-
grands moments de solitude 166 (tome 2)
L'amant
Ça a été le rêve de toute mon enfance, ça : que ma mère ait un amant. Primo, parce que ce « faux pas », comme on disait alors, m’eût libérée du joug de sa perfection — qu’elle ne cessait d’opposer à mes propres défauts, jugés par elle insupportables.
— Moi, à ton âge, j’étais première de classe, me répétait-elle à tout bout de champ. Je ne répondais pas à mes parents, je savais préparer un œuf sur le plat sans casser le jaune ; je tricotais des pull-over à mes petits frères au lieu de m’amuser bêtement, je ne lisais pas de livres destinés aux adultes, je ne regardais pas les garçons, je n’essayais pas de ressembler aux vedettes de cinéma, je n’étais ni gourmande, ni curieuse, ni menteuse, ni coquette, ni paresseuse, ni tête en l’air, je ne gigotais pas sur mon prie-dieu pendant la messe, et je n’avais pas, comme toi, le vice dans la peau…
Deuzio, parce que cette faiblesse l’aurait rendue humaine. À travers ses élans charnels, je me serais enfin reconnue en elle.

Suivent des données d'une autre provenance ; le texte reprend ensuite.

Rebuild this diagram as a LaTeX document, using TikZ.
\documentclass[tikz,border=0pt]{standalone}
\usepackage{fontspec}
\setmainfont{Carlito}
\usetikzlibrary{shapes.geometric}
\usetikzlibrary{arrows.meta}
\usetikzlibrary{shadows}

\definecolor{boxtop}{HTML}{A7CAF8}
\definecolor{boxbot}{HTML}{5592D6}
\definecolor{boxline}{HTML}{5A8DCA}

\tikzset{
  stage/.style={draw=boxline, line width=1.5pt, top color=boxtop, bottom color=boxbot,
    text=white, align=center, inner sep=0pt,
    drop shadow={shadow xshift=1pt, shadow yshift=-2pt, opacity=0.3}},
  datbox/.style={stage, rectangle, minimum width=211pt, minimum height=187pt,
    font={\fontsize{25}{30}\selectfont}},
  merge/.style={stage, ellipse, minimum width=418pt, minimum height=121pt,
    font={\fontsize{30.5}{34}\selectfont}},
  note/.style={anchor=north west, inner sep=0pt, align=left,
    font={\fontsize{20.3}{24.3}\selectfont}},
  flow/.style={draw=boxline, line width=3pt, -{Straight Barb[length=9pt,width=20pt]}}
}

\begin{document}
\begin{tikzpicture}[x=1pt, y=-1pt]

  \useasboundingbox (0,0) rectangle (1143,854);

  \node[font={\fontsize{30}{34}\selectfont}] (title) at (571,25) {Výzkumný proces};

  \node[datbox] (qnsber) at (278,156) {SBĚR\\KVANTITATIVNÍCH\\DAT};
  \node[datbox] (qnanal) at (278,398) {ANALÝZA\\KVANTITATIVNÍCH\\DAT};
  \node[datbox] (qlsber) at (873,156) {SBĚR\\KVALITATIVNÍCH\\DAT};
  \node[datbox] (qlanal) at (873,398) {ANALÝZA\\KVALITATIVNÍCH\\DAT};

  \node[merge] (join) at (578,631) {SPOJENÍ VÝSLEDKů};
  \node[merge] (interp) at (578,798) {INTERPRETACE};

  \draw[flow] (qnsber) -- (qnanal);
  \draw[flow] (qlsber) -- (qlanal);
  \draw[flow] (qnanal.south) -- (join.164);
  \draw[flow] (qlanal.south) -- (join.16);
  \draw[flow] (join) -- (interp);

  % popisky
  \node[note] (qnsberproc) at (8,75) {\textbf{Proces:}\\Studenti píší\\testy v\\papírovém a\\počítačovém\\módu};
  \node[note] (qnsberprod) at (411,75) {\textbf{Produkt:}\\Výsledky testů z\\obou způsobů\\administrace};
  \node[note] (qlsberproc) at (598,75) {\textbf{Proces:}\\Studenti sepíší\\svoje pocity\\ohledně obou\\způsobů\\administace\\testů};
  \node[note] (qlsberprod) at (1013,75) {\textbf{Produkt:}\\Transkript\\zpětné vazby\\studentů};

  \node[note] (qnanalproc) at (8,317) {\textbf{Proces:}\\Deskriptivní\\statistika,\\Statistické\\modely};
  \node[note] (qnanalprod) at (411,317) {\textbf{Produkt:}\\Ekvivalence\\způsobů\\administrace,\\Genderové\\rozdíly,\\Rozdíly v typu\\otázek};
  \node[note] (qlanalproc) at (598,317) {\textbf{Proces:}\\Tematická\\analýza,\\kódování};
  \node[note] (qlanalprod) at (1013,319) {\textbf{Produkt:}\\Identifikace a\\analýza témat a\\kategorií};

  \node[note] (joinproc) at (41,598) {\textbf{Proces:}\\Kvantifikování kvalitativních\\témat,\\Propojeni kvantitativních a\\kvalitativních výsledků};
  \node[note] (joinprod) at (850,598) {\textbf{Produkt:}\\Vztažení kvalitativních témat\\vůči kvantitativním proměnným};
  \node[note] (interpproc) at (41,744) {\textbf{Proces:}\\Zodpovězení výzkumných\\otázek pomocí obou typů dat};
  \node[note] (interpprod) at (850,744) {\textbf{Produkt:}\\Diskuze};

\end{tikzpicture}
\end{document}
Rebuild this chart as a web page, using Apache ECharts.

Nous eussions même pu vibrer à l’unisson — voire devenir complices — , pour peu qu’elle me confiât son merveilleux secret.
Et, enfin, troizio, parce qu’en fissurant le bloc parental — ce monolithe obscur qui m’étouffait —, la chose m’eût apporté une bouffée d’oxygène.
Ah !, comme je l’espérais, cet amant libérateur ! Hélas, j’eus beau prier Jésus, la Vierge Marie et tous les saints du paradis, jamais il ne se manifesta. Et maman demeura irréprochable, drapée dans sa moralité comme une reine dans un manteau bordé d’hermine.
Résultat des courses : je perdis la foi.